Depuis l’arrestation de l’influent rappeur et producteur américain P. Diddy, connu sous divers pseudonymes tels que Puff Daddy et Diddy, des accusations massives et troublantes de trafic sexuel et de violences sexuelles à l’encontre de plus de 100 personnes ont vu le jour. Ces allégations relancent la discussion sur la culture de l’impunité dans l’industrie musicale, évoquant des parallèles avec l’affaire Weinstein, qui avait bouleversé le monde du cinéma en 2017 et déclenché le mouvement MeToo.
Une figure emblématique de l’industrie musicale
P. Diddy, aujourd’hui âgé de 54 ans, a bâti un empire autour de son label Bad Boy Records, révélant des figures majeures du rap américain. En plus de sa carrière de producteur, il a également connu un grand succès avec des titres comme Can’t Nobody Hold Me Down, sorti en 1997. Le 17 septembre dernier, il a été placé en détention provisoire, accusé d’avoir utilisé son influence pour orchestrer un réseau de trafic sexuel impliquant drogue et alcool afin de soumettre ses victimes.

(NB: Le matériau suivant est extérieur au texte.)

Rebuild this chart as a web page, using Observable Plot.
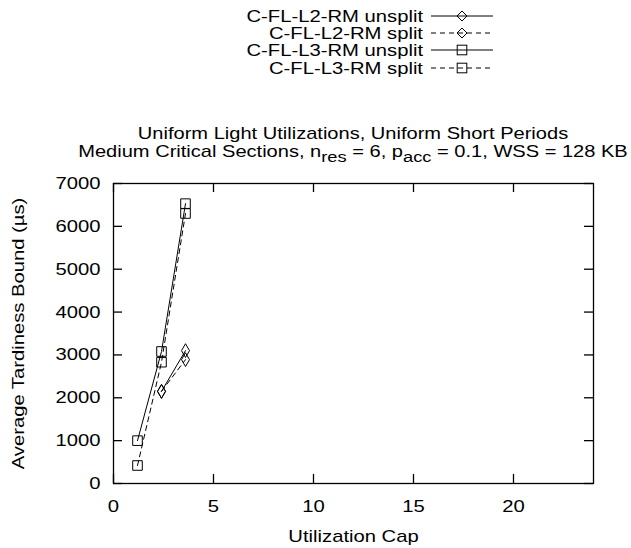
<!DOCTYPE html>
<html>
<head>
<meta charset="utf-8">
<script src="https://cdn.jsdelivr.net/npm/d3@7"></script>
<script src="https://cdn.jsdelivr.net/npm/@observablehq/plot@0.6"></script>
<style>
  html, body { margin: 0; padding: 0; background: #fff; overflow: hidden; }
  #wrap { position: relative; width: 631px; height: 548px; font-family: "Liberation Sans", Arial, sans-serif; overflow: hidden; }
  #wrap svg { position: absolute; left: 0; top: 0; }
  #title { position: absolute; left: 103px; width: 500px; top: 125px; text-align: center; font-size: 17px; line-height: 18px; color: #000; white-space: nowrap; transform: scaleX(1.18); transform-origin: 250px 0; }
  #title sub { font-size: 15.5px; vertical-align: -0.3em; line-height: 0; }
</style>
</head>
<body>
<div id="wrap">
  <div id="plot"></div>
  <svg id="legend" width="631" height="90"></svg>
  <div id="title">Uniform Light Utilizations, Uniform Short Periods<br>Medium Critical Sections, n<sub>res</sub> = 6, p<sub>acc</sub> = 0.1, WSS = 128 KB</div>
</div>
<script>
// Data
const utilizationCap = [1.2, 2.4, 3.6];
const l2Unsplit = [null, 2150, 3100];
const l2Split   = [null, 2150, 2890];
const l3Unsplit = [1000, 3080, 6530];
const l3Split   = [420, 2830, 6300];
const seriesNames = ["C-FL-L2-RM unsplit", "C-FL-L2-RM split", "C-FL-L3-RM unsplit", "C-FL-L3-RM split"];
const xTicks = [0, 5, 10, 15, 20];
const yTicks = [0, 1000, 2000, 3000, 4000, 5000, 6000, 7000];
const xLabel = "Utilization Cap";
const yLabel = "Average Tardiness Bound (µs)";

const seriesDefs = [
  {name: seriesNames[0], values: l2Unsplit, symbol: "diamond", dashed: false},
  {name: seriesNames[1], values: l2Split, symbol: "diamond", dashed: true},
  {name: seriesNames[2], values: l3Unsplit, symbol: "square", dashed: false},
  {name: seriesNames[3], values: l3Split, symbol: "square", dashed: true}
];
const rows = [];
for (const s of seriesDefs) {
  s.values.forEach((v, i) => {
    if (v != null) rows.push({series: s.name, x: utilizationCap[i], y: v, symbol: s.symbol, dashed: s.dashed});
  });
}
const dash = "5,4";
const font = "Liberation Sans, Arial, sans-serif";
const stretch = 1.19;

const marks = [];
for (const s of seriesDefs) {
  const d = rows.filter(r => r.series === s.name);
  marks.push(Plot.line(d, {x: "x", y: "y", stroke: "black", strokeWidth: 1, strokeDasharray: s.dashed ? dash : null}));
  marks.push(Plot.dot(d, {x: "x", y: "y", symbol: s.symbol, r: s.symbol === "square" ? 5.4 : 4.2, stroke: "black", fill: "none", strokeWidth: 1}));
}

const chart = Plot.plot({
  width: 631,
  height: 548,
  marginLeft: 113,
  marginRight: 38,
  marginTop: 183,
  marginBottom: 65,
  style: {fontFamily: font, fontSize: "17px", color: "black", background: "transparent"},
  x: {domain: [0, 24]},
  y: {domain: [0, 7000]},
  marks: [
    Plot.frame({stroke: "black", strokeWidth: 1.3}),
    Plot.tickX(xTicks, {x: d => d, insetTop: 291, stroke: "black", strokeWidth: 1.3}),
    Plot.tickX(xTicks, {x: d => d, insetBottom: 291, stroke: "black", strokeWidth: 1.3}),
    Plot.tickY(yTicks, {y: d => d, insetRight: 471, stroke: "black", strokeWidth: 1.3}),
    Plot.tickY(yTicks, {y: d => d, insetLeft: 471, stroke: "black", strokeWidth: 1.3}),
    Plot.axisX(xTicks, {tickSize: 0, tickPadding: 16, label: null, fontSize: 17, tickFormat: d => String(d)}),
    Plot.axisY(yTicks, {tickSize: 0, tickPadding: 13, label: null, fontSize: 17, tickFormat: d => String(d)}),
    Plot.text([xLabel], {frameAnchor: "bottom", dy: 58, fontSize: 17, fill: "black"}),
    Plot.text([yLabel], {frameAnchor: "left", dx: -95, rotate: -90, textAnchor: "middle", fontSize: 17, fill: "black"}),
    ...marks
  ]
});
document.getElementById("plot").appendChild(chart);

// Legend
const lg = d3.select("#legend");
const rowY = [16, 33, 50, 68];
seriesDefs.forEach((s, i) => {
  const y = rowY[i];
  lg.append("text").attr("x", 423).attr("y", y).attr("dy", "0.36em")
    .attr("text-anchor", "end").attr("font-family", font).attr("font-size", 17).text(s.name);
  lg.append("line").attr("x1", 431).attr("x2", 493).attr("y1", y).attr("y2", y)
    .attr("stroke", "black").attr("stroke-width", 1).attr("stroke-dasharray", s.dashed ? dash : null);
  if (s.symbol === "square") {
    lg.append("rect").attr("x", 462 - 4.8).attr("y", y - 4.8).attr("width", 9.6).attr("height", 9.6)
      .attr("fill", "none").attr("stroke", "black");
  } else {
    lg.append("path").attr("d", `M462,${y-5}L467,${y}L462,${y+5}L457,${y}Z`).attr("fill", "none").attr("stroke", "black");
  }
});

// Widen glyphs horizontally to match the reference's wide Helvetica rendering
document.querySelectorAll("#wrap svg text").forEach(el => {
  if (el.textContent === yLabel) {
    const t = el.getAttribute("transform") || "";
    el.setAttribute("transform", t + ` scale(${stretch},1)`);
    return;
  }
  const w = el.getComputedTextLength();
  if (w > 0) {
    el.setAttribute("textLength", (w * stretch).toFixed(1));
    el.setAttribute("lengthAdjust", "spacingAndGlyphs");
  }
});
</script>
</body>
</html>
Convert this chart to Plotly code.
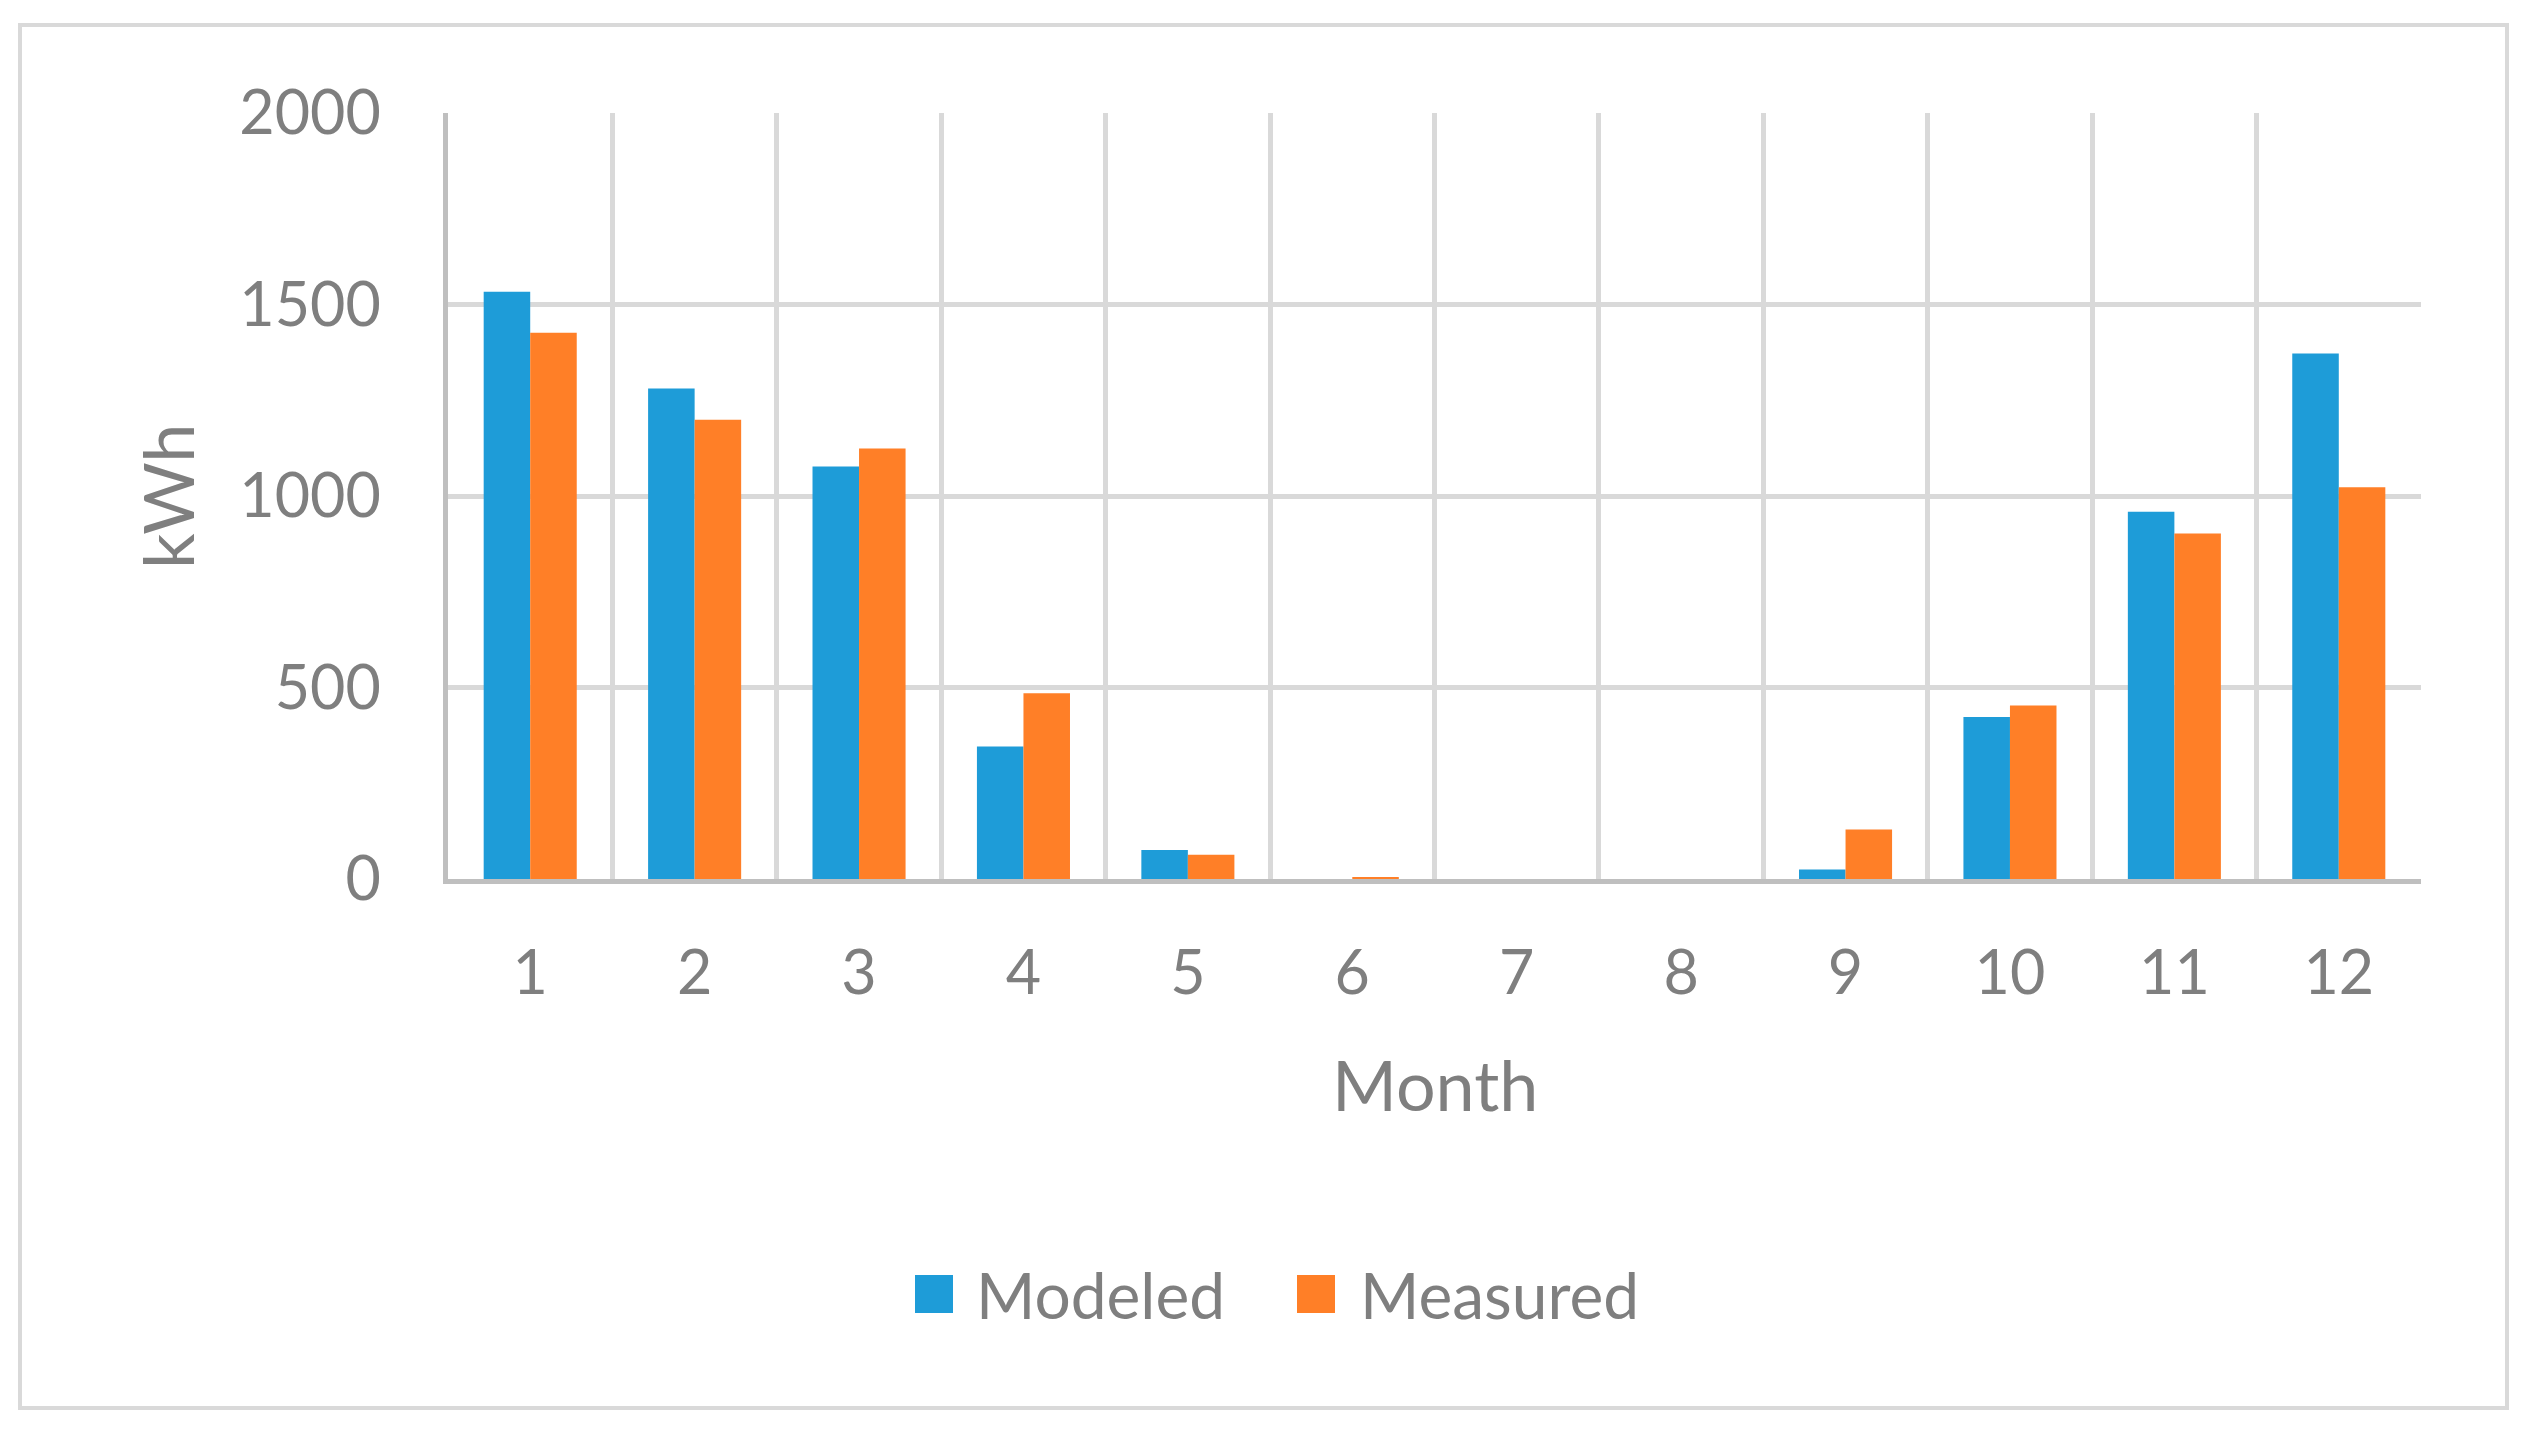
import plotly.graph_objects as go

# ---- data ----
months = [1, 2, 3, 4, 5, 6, 7, 8, 9, 10, 11, 12]
month_labels = [str(m) for m in months]
series_names = ["Modeled", "Measured"]
modeled = [1533, 1281, 1077, 346, 76, 0, 0, 0, 25, 423, 959, 1372]
measured = [1426, 1199, 1124, 485, 63, 5, 0, 0, 129, 453, 902, 1023]
y_ticks = [0, 500, 1000, 1500, 2000]

colors = ["#1E9CD8", "#FF7F27"]
text_color = "#7F7F7F"
grid_color = "#D9D9D9"
axis_color = "#BFBFBF"
FONT = "Lato"

OFF = 8  # page body margin in the browser
W, H = 2529 - 2 * OFF, 1434 - 2 * OFF
# plot area in reference-page pixels
L, R, T, B = 448 - OFF, 2421 - OFF, 113 - OFF, 879 - OFF


def px(x):
    return (x - OFF - L) / (R - L)


def py(y):
    return (B - (y - OFF)) / (B - T)


fig = go.Figure()
for name, vals, c in zip(series_names, [modeled, measured], colors):
    fig.add_trace(go.Bar(x=months, y=vals, name=name, marker=dict(color=c, line=dict(width=0)),
                         showlegend=False))

fig.update_layout(
    width=W, height=H,
    margin=dict(l=L, r=W - R, t=T, b=H - B, autoexpand=False),
    paper_bgcolor="white", plot_bgcolor="white",
    barmode="group", bargap=0.434, bargroupgap=0,
    font=dict(family=FONT, color=text_color, size=61),
    xaxis=dict(
        range=[0.5, 12.5], tickmode="array", tickvals=months, ticktext=month_labels,
        showgrid=False, zeroline=False, showline=True, linecolor=axis_color, linewidth=5,
        ticks="", tickfont=dict(size=61, color=text_color), ticklabelstandoff=37,
        minor=dict(tickvals=[m - 0.5 for m in months] + [12.5], showgrid=True,
                   gridcolor=grid_color, gridwidth=5, ticks=""),
        automargin=False,
    ),
    yaxis=dict(
        range=[0, 2000], tickmode="array", tickvals=y_ticks, ticktext=[str(v) for v in y_ticks],
        showgrid=True, gridcolor=grid_color, gridwidth=5, zeroline=False,
        showline=True, linecolor=axis_color, linewidth=5, ticks="",
        tickfont=dict(size=61, color=text_color), ticklabelstandoff=50,
        automargin=False,
    ),
)

# axis titles
fig.add_annotation(text="Month", xref="paper", yref="paper", x=px(1435), y=py(1084),
                   showarrow=False, font=dict(size=70, color=text_color, family=FONT),
                   xanchor="center", yanchor="middle")
fig.add_annotation(text="kWh", xref="paper", yref="paper", x=px(167), y=py(497),
                   showarrow=False, textangle=-90, font=dict(size=70, color=text_color, family=FONT),
                   xanchor="center", yanchor="middle")

# outer chart border
fig.add_shape(type="rect", xref="paper", yref="paper", x0=px(20), x1=px(2507), y0=py(1408), y1=py(25),
              line=dict(color=grid_color, width=4), fillcolor="rgba(0,0,0,0)", layer="below")

# legend (drawn manually for large square keys)
legend_items = [(915, 974), (1297, 1358)]
for (sx, tx), name, c in zip(legend_items, series_names, colors):
    fig.add_shape(type="rect", xref="paper", yref="paper", x0=px(sx), x1=px(sx + 38),
                  y0=py(1313), y1=py(1275), line=dict(width=0), fillcolor=c)
    fig.add_annotation(text=name, xref="paper", yref="paper", x=px(tx), y=py(1294),
                       showarrow=False, xanchor="left", yanchor="middle",
                       font=dict(size=64, color=text_color, family=FONT))

fig.write_html("out.html")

Les accusations contre P. Diddy sont comparées à celles visant Harvey Weinstein, producteur hollywoodien accusé en 2017 de harcèlement et d’agressions sexuelles par plus de 80 femmes. Cette affaire avait ouvert la voie au mouvement MeToo, qui a bouleversé l’industrie cinématographique, et certains espèrent qu’un mouvement similaire pourrait enfin émerger dans le milieu musical.
L’industrie musicale face au silence
Malgré la multiplication des accusations contre des figures majeures de la musique, un mouvement MeToo similaire à celui du cinéma tarde à se concrétiser. On peut citer le cas d’artistes tels que R. Kelly, condamné en 2022 à 30 ans de prison pour crimes sexuels, notamment contre des adolescentes, ou encore Marilyn Manson, accusé de violences sexuelles par son ex-conjointe. En France, le rappeur Moha La Squale a également été accusé d’agressions sexuelles en 2021.
En 2021, un mouvement #MusicToo avait vu le jour, encouragé par le témoignage de victimes d’abus dans le secteur de la musique. Selon une enquête menée en 2019 par le collectif français Cura, une femme sur trois travaillant dans l’industrie musicale avait été victime de harcèlement sexuel, un chiffre bien supérieur à celui observé au niveau national, qui se situe à une femme sur cinq.
Pourquoi l’industrie musicale échappe-t-elle à une remise en question?
L’une des raisons avancées est la différence de médiatisation entre les accusations portées dans le cinéma et celles dans la musique. Dans l’affaire Weinstein, des femmes mondialement connues telles qu’Angelina Jolie avaient contribué à amplifier la couverture médiatique. Dans l’industrie musicale, de nombreuses accusations proviennent de femmes moins célèbres, ce qui diminue leur visibilité et leur impact médiatique.
L’affaire P. Diddy, cependant, a vu l’une de ses premières accusatrices, la chanteuse Cassie, son ex-compagne, prendre la parole, ce qui a encouragé d’autres femmes à témoigner. Mais cette prise de parole est souvent étouffée par des pressions colossales, comme l’a souligné Drew Dixon, ancienne professionnelle de la musique.
Le rôle du système en place
Drew Dixon explique que l’industrie protège ses stars, car leur chute entraînerait celle de tous ceux qui bénéficient financièrement de leur succès. Cet écosystème crée une forme d’omerta, où les abus sont passés sous silence pour préserver les intérêts de tous. De plus, certaines superstars sont perçues comme des « génies », un statut qui, selon des chercheurs comme Caroline Elman, professeur à l’Université de Californie du Sud, pourrait pousser certains à excuser leurs comportements abusifs.
Un paradoxe troublant : l’augmentation des ventes
Un phénomène étonnant a été observé après la condamnation de certaines célébrités pour crimes sexuels. Les ventes de la musique de R. Kelly ont augmenté de plus de 500% après sa condamnation, tandis que les chansons de Diddy ont connu une hausse de 18,3% sur les plateformes de streaming la semaine suivant son arrestation. Ce phénomène pourrait être en partie dû à la curiosité des gens face à la médiatisation de ces affaires, mais reste néanmoins surprenant.
Des efforts de prévention en cours
Malgré ces révélations choquantes, certaines initiatives commencent à voir le jour pour lutter contre les violences sexuelles dans l’industrie musicale. La prévention joue un rôle central, mais il reste encore beaucoup à faire pour parvenir à une véritable libération de la parole et à une remise en question profonde de cette industrie.